The probe, named Messenger, will take 6 1/2 years, covering nearly 5 billion miles on a roundabout ramble through the inner solar system. The probe should reach Mercury by March 2011, then spend a year gathering data.

The trip should have started a day earlier, but clouds from Tropical Storm Alex postponed liftoff.

Scientists have been yearning to study Mercury up-close ever since Mariner 10 zoomed by three times in the mid-1970s.

If all goes well, come 2011, Messenger will be the first spacecraft to orbit Mercury.

The spacecraft cannot fly straight to Mercury; it does not carry nearly enough fuel. So it will fly once past Earth, twice past Venus and three times past Mercury - and make 15 loops around the sun - before slowing enough to slip into orbit around the small, hot planet.

Its seven scientific instruments will collect data for a full year in orbit around Mercury, an average of 36 million miles from the sun. That's 2 1/2 times closer to the sun than Earth - it would be as though 11 suns were beating down on Earth.

Messenger will be blasted by heat up to 700 Fahrenheit heat once it reaches Mercury, but its instruments will operate at room temperature, protected by a custom-built ceramic-fabric sunshade just one-quarter of an inch thick.

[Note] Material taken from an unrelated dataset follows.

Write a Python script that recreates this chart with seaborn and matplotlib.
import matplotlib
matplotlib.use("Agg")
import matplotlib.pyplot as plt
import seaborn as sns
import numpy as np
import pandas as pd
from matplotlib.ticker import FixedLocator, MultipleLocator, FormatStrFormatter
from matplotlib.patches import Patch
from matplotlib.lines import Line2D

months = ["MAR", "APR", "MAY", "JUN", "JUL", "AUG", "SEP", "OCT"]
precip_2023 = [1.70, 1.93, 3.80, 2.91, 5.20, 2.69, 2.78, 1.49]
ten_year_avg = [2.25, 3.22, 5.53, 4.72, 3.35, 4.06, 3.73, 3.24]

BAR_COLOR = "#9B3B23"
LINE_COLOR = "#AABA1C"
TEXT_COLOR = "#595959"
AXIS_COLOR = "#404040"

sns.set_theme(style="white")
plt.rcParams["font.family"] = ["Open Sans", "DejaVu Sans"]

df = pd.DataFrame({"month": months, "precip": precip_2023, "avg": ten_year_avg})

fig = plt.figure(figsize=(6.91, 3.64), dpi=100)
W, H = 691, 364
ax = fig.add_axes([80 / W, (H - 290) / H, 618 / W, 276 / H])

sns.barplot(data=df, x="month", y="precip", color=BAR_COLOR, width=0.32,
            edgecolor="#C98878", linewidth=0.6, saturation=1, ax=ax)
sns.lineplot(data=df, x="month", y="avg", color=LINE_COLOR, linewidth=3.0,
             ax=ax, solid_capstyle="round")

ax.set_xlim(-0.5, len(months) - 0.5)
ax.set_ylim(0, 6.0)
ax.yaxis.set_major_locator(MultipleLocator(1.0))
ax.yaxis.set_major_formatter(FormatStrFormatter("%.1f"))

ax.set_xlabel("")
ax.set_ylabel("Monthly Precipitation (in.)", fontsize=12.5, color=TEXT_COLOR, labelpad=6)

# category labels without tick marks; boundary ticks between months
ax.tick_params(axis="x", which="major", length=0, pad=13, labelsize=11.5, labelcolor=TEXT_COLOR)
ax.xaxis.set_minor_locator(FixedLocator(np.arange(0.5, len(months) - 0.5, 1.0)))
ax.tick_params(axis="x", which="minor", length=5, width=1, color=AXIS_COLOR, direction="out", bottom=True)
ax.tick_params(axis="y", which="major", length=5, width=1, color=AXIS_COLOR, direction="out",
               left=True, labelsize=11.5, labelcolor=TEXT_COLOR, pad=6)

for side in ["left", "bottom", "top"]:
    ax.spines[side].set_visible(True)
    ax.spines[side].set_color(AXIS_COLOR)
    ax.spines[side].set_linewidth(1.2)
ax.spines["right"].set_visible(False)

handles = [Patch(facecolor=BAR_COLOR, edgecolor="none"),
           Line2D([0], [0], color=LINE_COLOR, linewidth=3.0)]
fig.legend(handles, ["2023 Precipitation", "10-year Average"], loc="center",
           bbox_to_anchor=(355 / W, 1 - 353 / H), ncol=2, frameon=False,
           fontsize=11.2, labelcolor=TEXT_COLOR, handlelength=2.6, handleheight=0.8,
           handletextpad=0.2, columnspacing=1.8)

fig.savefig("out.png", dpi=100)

All Mariner 10 had was a quaintly old-fashioned umbrella.

That's why, in large part, it's taken so long to return to Mercury. Scientists had to figure out how to beat the heat.

Technology and opportunity converged only recently via NASA's low-cost, planetary-science Discovery program. The entire tab for the Messenger mission, developed and run by Johns Hopkins University, is $427 million.

Mariner 10 provided "a glimpse of this planet of extremes," said Orlando Figueroa, director of NASA's solar system exploration division. Because it only flew by Mercury and did not circle the planet, Mariner 10 observed less than half the orb.

Messenger will view Mercury from all sides.

"I say we are long overdue for another visit with some permanence to help us unveil the secrets of this planet, the innermost and least understood of the terrestrial planets," Figueroa said.